In this surreal novel an encroaching wall of ice represents both environmental disaster and psychological descent. I wrote about the book and its author here. 

The fragmented, dreamlike narrative is both hallucinatory and mesmerizing. All that ice and freezing chill  – next up – a trip to the South Pole with

The Birthday Boys by Beryl Bainbridge (1991)

Kavan’s doomed world finds an echo in Bainbridge’s fictionalized retelling of Captain Scott’s ill-fated Antarctic expedition.

Both novels explore human endurance in the face of inevitable catastrophe. That combination of history and fiction brings me to link number four:

The Plot Against America by Philip Roth (2004)

Bainbridge’s historical reimagining connects to Roth’s alternate history. In the 1940 US election,  Charles Lindbergh – with the slogan “Vote for Lindbergh, or vote for war” – beats the incumbent president Franklin Roosevelt in a landslide. He steers America toward fascism.

There’s more counterfactual and imagined history with link number five:

Fatherland by Robert Harris (1992)

What if the axis powers had won the war? Harris’s vision of a Nazi-ruled Europe in Fatherland, is historical thriller about a detective in 1964 Berlin who uncovers a secret that could undermine the Nazi regime. I remember it as being a gripping page-turner with the history both meticulously researched and plausibly imagined 

And so to the last link: 

Waterland by Graham Swift (1983)

Harris’s exploration of suppressed history finds a parallel in Swift’s Waterland, a novel that intertwines personal and national histories, questioning how we remember and interpret the past. It’s a family sage with an abundance of eels.

Tom Crick is a middle-aged history teacher with a rather dramatic family crisis on his hand. It leads him to tell the family history of life in the Fenlands. 

I loved this book when I read it forty years ago. I shall have to reread to see if it still holds up. 

Any one of these books sets off chains of connections in all directions. I suppose it’s always like that. Reading is just one damn book after another 

Looking forward to reading where Prophet Song led other readers. 

Next month (April 5, 2025), starts with Salman Rushdie’s memoir, Knife.

JosieHolford

View Comments

  • Wow, some great books in here - Beryl Bainbridge! And I've been meaning to read Ice by Anne Kavan for ages.

  • The only one of these I have read is Fatherland but I just started Prophet Song. I agree yesterday's activities at the White House were not just an embarrassment but a horrible sign of what is to come.

    • Thanks Joanne.. And of course - George Orwell has these kinds of politics nailed eighty years ago.

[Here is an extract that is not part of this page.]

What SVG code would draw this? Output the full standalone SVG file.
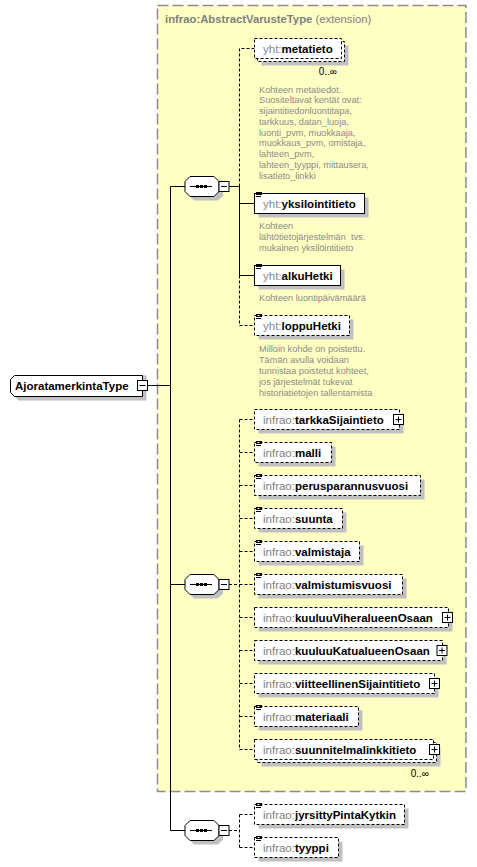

  • The world is a problematic place right now, and I think these chains are going to reflect that. I saw your comment above to Sheila, and the question of where people could go is a troubling one. Who knows? I don't live in the US anymore, but I know I could never go back there. Sad. I'm even thinking of skipping going back to the US for my High School reunion this September because of this crap. (Party because with the lack of Air Traffic Controllers, I'm scared of flying anywhere in the US.)

    • Stay hopeful. Maybe the Democrats will come to their senses and start winning elections again.
      All the best to you.

  • Good list here. I feel like one of those who could not and cannot leave nd after today's debacle I want to more than ever.

  • Greatly enjoyed your chain with links to books I’d like to read, particularly the Bainbridge and Atwood (which is on my TBR), and one I’ve read but never hear much about, Roth’s The plot against America.

    • Thanks. This was a chain of books I have read and did enjoy, even though my recollection of some of them is a bit hazy. Thing I remember most about "The Birthday Boys" is that they set sail from Cardiff!

  • Profound, and so very timely - especially today.
    My wife and I have talked at great length about whether we should stay in America or leave.
    This is a serious question, but I think we will be part of the silent record of history that will be staying. With regret. With shame. With reluctance.
    Thanks for your books. Keep reading.

    • Hi Sheila – I just saw Zelensky at the White House. What a display of rudeness and ignorance. What an embarrassment!
      And as for leaving: Where would you go? (I understand Canada is said to be encouraging Alphabet refugees from the US).